Find the position of 100 in B1:B10. Formula: =MATCH(100, B1:B10, 0).

Example 3 - Find the Position of a Header

MATCH is often used across a header row to find the column number of a label such as "Price". In this example, the result is 3 because "Price" is the third header in the row. This is a common step in two-way lookups.

=MATCH("Price", A1:D1, 0) // Returns 3
Check Answer
Challenge #3
Target: Sheet1!F3
Wildcard Partial Search

Search for any name starting with "John" in A1:A5. Formula: =MATCH("John*", A1:A5, 0).

Example 4 - Check Whether an Item Exists

MATCH returns a number when the item is found and #N/A when it is not. Wrapping it with ISNUMBER converts that behavior into a simple TRUE/FALSE test, which is a neat way to check whether an ID is present in a list.

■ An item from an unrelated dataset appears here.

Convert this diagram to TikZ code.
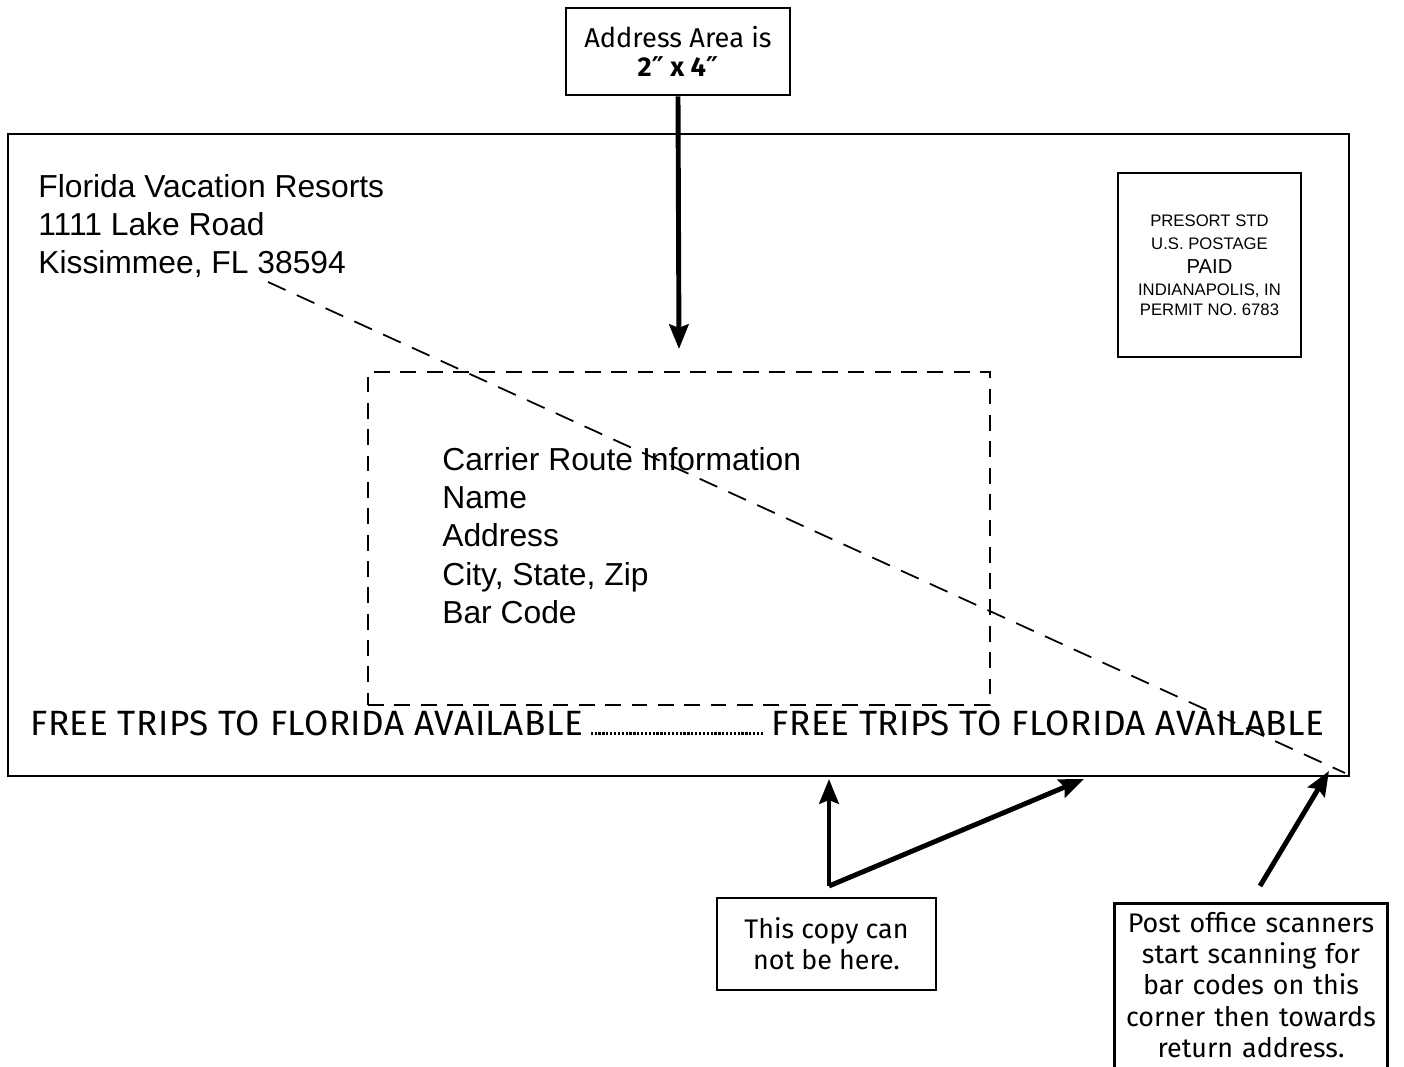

=ISNUMBER(MATCH(B5, A1:A3, 0)) // Returns TRUE if found
Check Answer
Challenge #4
Target: Sheet1!F4
Descending Threshold Match

Find the position of the smallest value greater than or equal to 50 in a descending list. Formula: =MATCH(50, A1:A5, -1).

Conclusion Recap

  • Main job: MATCH returns the relative position of a value in a row or column.
  • Safest mode: Use 0 when you need an exact match.
  • Sort matters: 1 needs ascending data and -1 needs descending data.
  • Common pairing: MATCH is often combined with INDEX to build flexible lookups.
  • Extra benefit: In exact-match mode, MATCH can use wildcard patterns such as * and ?.